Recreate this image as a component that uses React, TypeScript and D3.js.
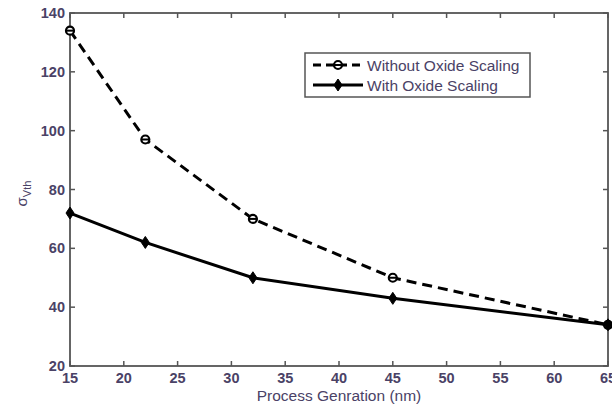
import React from "react";
import * as d3 from "d3";

const processNodes = [15, 22, 32, 45, 65];
const withoutOxideScaling = [134, 97, 70, 50, 34];
const withOxideScaling = [72, 62, 50, 43, 34];
const xTicks = [15, 20, 25, 30, 35, 40, 45, 50, 55, 60, 65];
const yTicks = [20, 40, 60, 80, 100, 120, 140];
const seriesNames = ["Without Oxide Scaling", "With Oxide Scaling"];

const W = 612;
const H = 406;
const M = { left: 70, right: 4, top: 13, bottom: 40 };
const labelColor = "#4a4266";
const axisColor = "#555";
const font = "Arial, 'Liberation Sans', sans-serif";

export default function App() {
  const x = d3.scaleLinear().domain([15, 65]).range([M.left, W - M.right]);
  const y = d3.scaleLinear().domain([20, 140]).range([H - M.bottom, M.top]);
  const line = d3
    .line<number>()
    .x((_, i) => x(processNodes[i]))
    .y((d) => y(d));

  const circleMarker = (cx: number, cy: number, key: string) => (
    <g key={key}>
      <circle cx={cx} cy={cy} r={4} fill="white" stroke="#000" strokeWidth={2.2} />
      <line x1={cx - 4} x2={cx + 4} y1={cy} y2={cy} stroke="#000" strokeWidth={2} />
    </g>
  );
  const diamondMarker = (cx: number, cy: number, key: string) => (
    <path
      key={key}
      d={`M${cx},${cy - 6}L${cx + 4},${cy}L${cx},${cy + 6}L${cx - 4},${cy}Z`}
      fill="#000"
      stroke="#000"
      strokeWidth={1}
    />
  );

  const x0 = M.left;
  const x1 = W - M.right;
  const y0 = H - M.bottom;
  const y1 = M.top;
  const tl = 5;

  return (
    <svg width={W} height={H} style={{ position: "absolute", left: 0, top: 0, background: "#fff" }}>
      <rect x={0} y={0} width={W} height={H} fill="#fff" />
      {/* ticks on all four sides, pointing inward */}
      {xTicks.map((t) => (
        <g key={"xt" + t}>
          <line x1={x(t)} x2={x(t)} y1={y0} y2={y0 - tl} stroke={axisColor} strokeWidth={1.5} />
          <line x1={x(t)} x2={x(t)} y1={y1} y2={y1 + tl} stroke={axisColor} strokeWidth={1.5} />
          <text
            x={x(t)}
            y={y0 + 17}
            textAnchor="middle"
            fontFamily={font}
            fontSize={14.5}
            fontWeight="bold"
            fill={labelColor}
          >
            {t}
          </text>
        </g>
      ))}
      {yTicks.map((t) => (
        <g key={"yt" + t}>
          <line x1={x0} x2={x0 + tl} y1={y(t)} y2={y(t)} stroke={axisColor} strokeWidth={1.5} />
          <line x1={x1} x2={x1 - tl} y1={y(t)} y2={y(t)} stroke={axisColor} strokeWidth={1.5} />
          <text
            x={x0 - 5}
            y={y(t) + 5}
            textAnchor="end"
            fontFamily={font}
            fontSize={14.5}
            fontWeight="bold"
            fill={labelColor}
          >
            {t}
          </text>
        </g>
      ))}
      <rect x={x0} y={y1} width={x1 - x0} height={y0 - y1} fill="none" stroke={axisColor} strokeWidth={1.8} />

      {/* series */}
      <path d={line(withoutOxideScaling) || ""} fill="none" stroke="#000" strokeWidth={3} strokeDasharray="10,6" />
      <path d={line(withOxideScaling) || ""} fill="none" stroke="#000" strokeWidth={3} />
      {withoutOxideScaling.map((v, i) => circleMarker(x(processNodes[i]), y(v), "c" + i))}
      {withOxideScaling.map((v, i) => diamondMarker(x(processNodes[i]), y(v), "d" + i))}

      {/* legend */}
      <rect x={305} y={53} width={225} height={44} fill="#fff" stroke={axisColor} strokeWidth={1.5} />
      <line x1={313} x2={363} y1={65} y2={65} stroke="#000" strokeWidth={3} strokeDasharray="8,5" />
      {circleMarker(338, 65, "lc")}
      <text x={367} y={70.5} fontFamily={font} fontSize={15.5} fill={labelColor}>
        {seriesNames[0]}
      </text>
      <line x1={313} x2={363} y1={85} y2={85} stroke="#000" strokeWidth={3} />
      {diamondMarker(338, 85, "ld")}
      <text x={367} y={90.5} fontFamily={font} fontSize={15.5} fill={labelColor}>
        {seriesNames[1]}
      </text>

      {/* axis titles */}
      <text
        x={(x0 + x1) / 2}
        y={H - 5}
        textAnchor="middle"
        fontFamily={font}
        fontSize={15.5}
        fill={labelColor}
      >
        Process Genration (nm)
      </text>
      <text
        transform={`translate(27, ${(y0 + y1) / 2 + 4}) rotate(-90)`}
        textAnchor="middle"
        fontFamily={font}
        fontSize={15}
        fill={labelColor}
      >
        σ<tspan fontSize={11} dy={4}>Vth</tspan>
      </text>
    </svg>
  );
}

☆ ☆ ☆ ☆ ☆ ☆ ☆

Short task: Return the listing above unchanged, apart from dropping its pictures.

Response:
Recreate this image as a component that uses React, TypeScript and D3.js.
import React from "react";
import * as d3 from "d3";

const processNodes = [15, 22, 32, 45, 65];
const withoutOxideScaling = [134, 97, 70, 50, 34];
const withOxideScaling = [72, 62, 50, 43, 34];
const xTicks = [15, 20, 25, 30, 35, 40, 45, 50, 55, 60, 65];
const yTicks = [20, 40, 60, 80, 100, 120, 140];
const seriesNames = ["Without Oxide Scaling", "With Oxide Scaling"];

const W = 612;
const H = 406;
const M = { left: 70, right: 4, top: 13, bottom: 40 };
const labelColor = "#4a4266";
const axisColor = "#555";
const font = "Arial, 'Liberation Sans', sans-serif";

export default function App() {
  const x = d3.scaleLinear().domain([15, 65]).range([M.left, W - M.right]);
  const y = d3.scaleLinear().domain([20, 140]).range([H - M.bottom, M.top]);
  const line = d3
    .line<number>()
    .x((_, i) => x(processNodes[i]))
    .y((d) => y(d));

  const circleMarker = (cx: number, cy: number, key: string) => (
    <g key={key}>
      <circle cx={cx} cy={cy} r={4} fill="white" stroke="#000" strokeWidth={2.2} />
      <line x1={cx - 4} x2={cx + 4} y1={cy} y2={cy} stroke="#000" strokeWidth={2} />
    </g>
  );
  const diamondMarker = (cx: number, cy: number, key: string) => (
    <path
      key={key}
      d={`M${cx},${cy - 6}L${cx + 4},${cy}L${cx},${cy + 6}L${cx - 4},${cy}Z`}
      fill="#000"
      stroke="#000"
      strokeWidth={1}
    />
  );

  const x0 = M.left;
  const x1 = W - M.right;
  const y0 = H - M.bottom;
  const y1 = M.top;
  const tl = 5;

  return (
    <svg width={W} height={H} style={{ position: "absolute", left: 0, top: 0, background: "#fff" }}>
      <rect x={0} y={0} width={W} height={H} fill="#fff" />
      {/* ticks on all four sides, pointing inward */}
      {xTicks.map((t) => (
        <g key={"xt" + t}>
          <line x1={x(t)} x2={x(t)} y1={y0} y2={y0 - tl} stroke={axisColor} strokeWidth={1.5} />
          <line x1={x(t)} x2={x(t)} y1={y1} y2={y1 + tl} stroke={axisColor} strokeWidth={1.5} />
          <text
            x={x(t)}
            y={y0 + 17}
            textAnchor="middle"
            fontFamily={font}
            fontSize={14.5}
            fontWeight="bold"
            fill={labelColor}
          >
            {t}
          </text>
        </g>
      ))}
      {yTicks.map((t) => (
        <g key={"yt" + t}>
          <line x1={x0} x2={x0 + tl} y1={y(t)} y2={y(t)} stroke={axisColor} strokeWidth={1.5} />
          <line x1={x1} x2={x1 - tl} y1={y(t)} y2={y(t)} stroke={axisColor} strokeWidth={1.5} />
          <text
            x={x0 - 5}
            y={y(t) + 5}
            textAnchor="end"
            fontFamily={font}
            fontSize={14.5}
            fontWeight="bold"
            fill={labelColor}
          >
            {t}
          </text>
        </g>
      ))}
      <rect x={x0} y={y1} width={x1 - x0} height={y0 - y1} fill="none" stroke={axisColor} strokeWidth={1.8} />

      {/* series */}
      <path d={line(withoutOxideScaling) || ""} fill="none" stroke="#000" strokeWidth={3} strokeDasharray="10,6" />
      <path d={line(withOxideScaling) || ""} fill="none" stroke="#000" strokeWidth={3} />
      {withoutOxideScaling.map((v, i) => circleMarker(x(processNodes[i]), y(v), "c" + i))}
      {withOxideScaling.map((v, i) => diamondMarker(x(processNodes[i]), y(v), "d" + i))}

      {/* legend */}
      <rect x={305} y={53} width={225} height={44} fill="#fff" stroke={axisColor} strokeWidth={1.5} />
      <line x1={313} x2={363} y1={65} y2={65} stroke="#000" strokeWidth={3} strokeDasharray="8,5" />
      {circleMarker(338, 65, "lc")}
      <text x={367} y={70.5} fontFamily={font} fontSize={15.5} fill={labelColor}>
        {seriesNames[0]}
      </text>
      <line x1={313} x2={363} y1={85} y2={85} stroke="#000" strokeWidth={3} />
      {diamondMarker(338, 85, "ld")}
      <text x={367} y={90.5} fontFamily={font} fontSize={15.5} fill={labelColor}>
        {seriesNames[1]}
      </text>

      {/* axis titles */}
      <text
        x={(x0 + x1) / 2}
        y={H - 5}
        textAnchor="middle"
        fontFamily={font}
        fontSize={15.5}
        fill={labelColor}
      >
        Process Genration (nm)
      </text>
      <text
        transform={`translate(27, ${(y0 + y1) / 2 + 4}) rotate(-90)`}
        textAnchor="middle"
        fontFamily={font}
        fontSize={15}
        fill={labelColor}
      >
        σ<tspan fontSize={11} dy={4}>Vth</tspan>
      </text>
    </svg>
  );
}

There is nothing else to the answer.